Dans un communiqué commun, des associations paysannes et écologistes dénoncent les manœuvres de l’agro-industrie en cette période de crise. Diminution de la rémunération des agriculteurs tout en affichant publiquement leur soutien à la production nationale, lobbying pour détricoter la réglementation sanitaire et environnementale, les associations accusent l’agro-industrie de conduire le système alimentaire vers une impasse en aggravant la précarité économique des paysans.
Haro sur les normes sociales et environnementales
Tout comme de nombreux domaines, l’alimentation n’est pas épargnée par un intense lobbying anti-social et anti-écologique, au nom de la relance économique. Face à la menace, la Confédération Paysanne, CCFD-Terre Solidaire, la Fnab mais aussi Les Amis de la Terre ou Générations futures joignent leurs voix pour dénoncer les manœuvres des acteurs de l’agriculture industrielle durant la crise sanitaire.
Au niveau international, si l’une des plus grandes préoccupations des Nations Unies et du Forum Economique mondial est le blocage des échanges internationaux, leur plaidoyer occulte les mesures structurelles nécessaires à mettre en œuvre pour soutenir la transformation de notre système alimentaire.
« Le 7 avril dernier, la Copa*-cogeca a par exemple demandé à la Commission européenne de reporter la stratégie “de la Fourche à la fourchette”. En France, le 22 avril, les fédérations agricoles bretonnes ont demandé au Président de la République de “libérer la compétitivité française” des “contraintes de la surrèglementation [qui] asphyxient la production”. Une communication tellement scandaleuse que même l’interprofession bovine, Interbev, s’en est finalement désolidarisée. » expliquent ainsi les associations
En France, de nombreux syndicats agricoles ont également profité du confinement pour réduire de moitié les distances nationales de sécurité entre les zones d’épandage de pesticides et les habitations, alors même que la pollution de l’air entraînée par ces pesticides est un facteur aggravant dans la propagation du coronavirus.
L’hypocrisie de la grande distribution
Sous couvert de solidarité nationale, la grande distribution n’est pas en reste dans les accusations portées par les associations. La connivence entre l’Etat français et le secteur industriel de distribution durant la crise sanitaire a causé de nombreux torts aux petits producteurs qui ont dû voir leur prix à la baisse ou dont les produits ne sont pas forcément adaptés aux standards de la grande distribution.

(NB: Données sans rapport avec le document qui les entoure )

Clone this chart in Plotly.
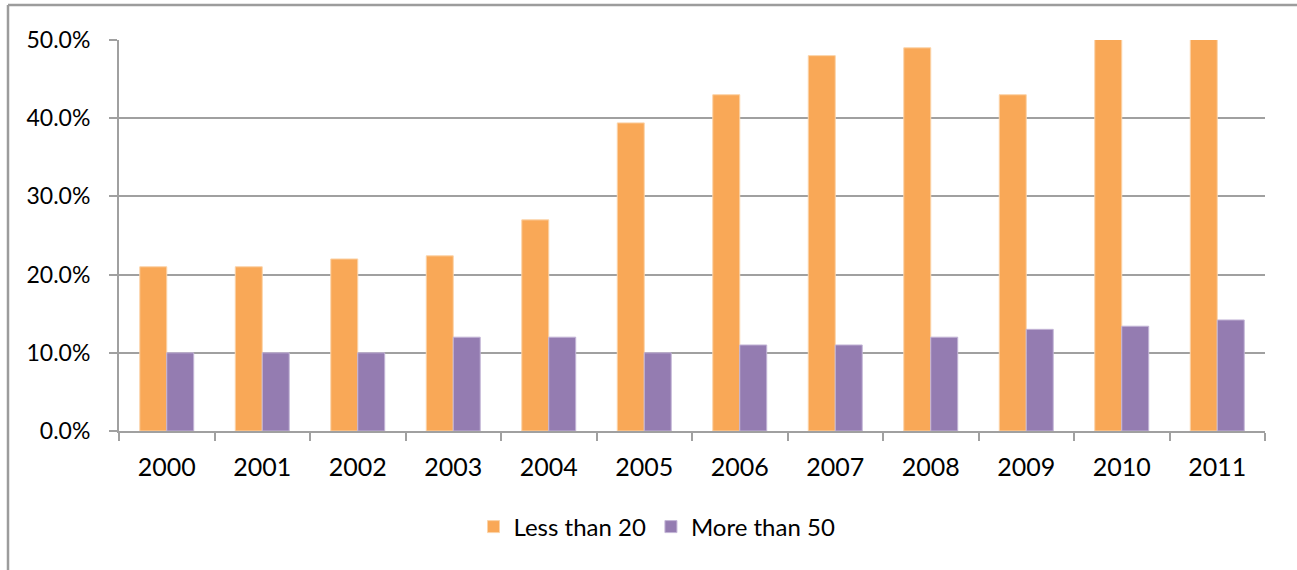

Ainsi, la consommation de viande a malheureusement augmenté depuis le début de la crise du covid-19, de nombreux parents achetant des steaks hachés pour nourrir les enfants à la maison. Si les prix ont également augmenté dans les supermarchés, les éleveurs ont vu leur rémunération continuer à baisser ! Au point d’envisager une grève de l’abattoir pour protester contre cette prédation économique.
« Cette conjonction de faits inacceptables montre à l’envi que les tenants de l’agriculture industrielle ne reculent devant rien, même devant l’instrumentalisation d’une crise sanitaire majeure pour défendre un système périmé. Pourtant cette épreuve collective devrait nous apprendre au contraire que le temps est venu pour une paysannerie fondée sur l’agroécologie. Les organisations signataires de ce communiqué soutiennent tous les agricultrices et agriculteurs : personne ne doit être laissé de côté. Mais elles ne soutiennent pas tous les modèles agricoles. Plus que jamais, alors que le constat de la fragilité du secteur est à son comble, la relance à penser dès aujourd’hui doit être synonyme d’une transformation du système agricole et alimentaire pour créer des emplois dignement rémunérés, protéger l’environnement et la santé de tous. » détaillent-elles
Parmi les propositions des collectifs : une réorientation à 180° des aides agricoles vers l’agroécologie sans pesticide, des productions diversifiées au niveau des territoires, l’abandon de l’élevage industriel, des intrants chimiques, la protection des sols agricoles, la révision des règles commerciales et la fin de politiques prédatrices pour la souveraineté alimentaire des pays du Sud.
Les associations appellent aussi à la vigilance sur la numérisation de l’agriculture, dont la mise en place systématique ne fera que renforcer la dépendance des agriculteurs à des outils complexes, dont la consommation énergétique et matérielle n’est pas en adéquation avec la sobriété dont nous avons besoin pour une société résiliente.
Pour les associations paysannes et écologistes, ces mesures structurelles sont indispensables pour accompagner une transition agroécologique et paysanne dont nous avons plus que besoin aujourd’hui.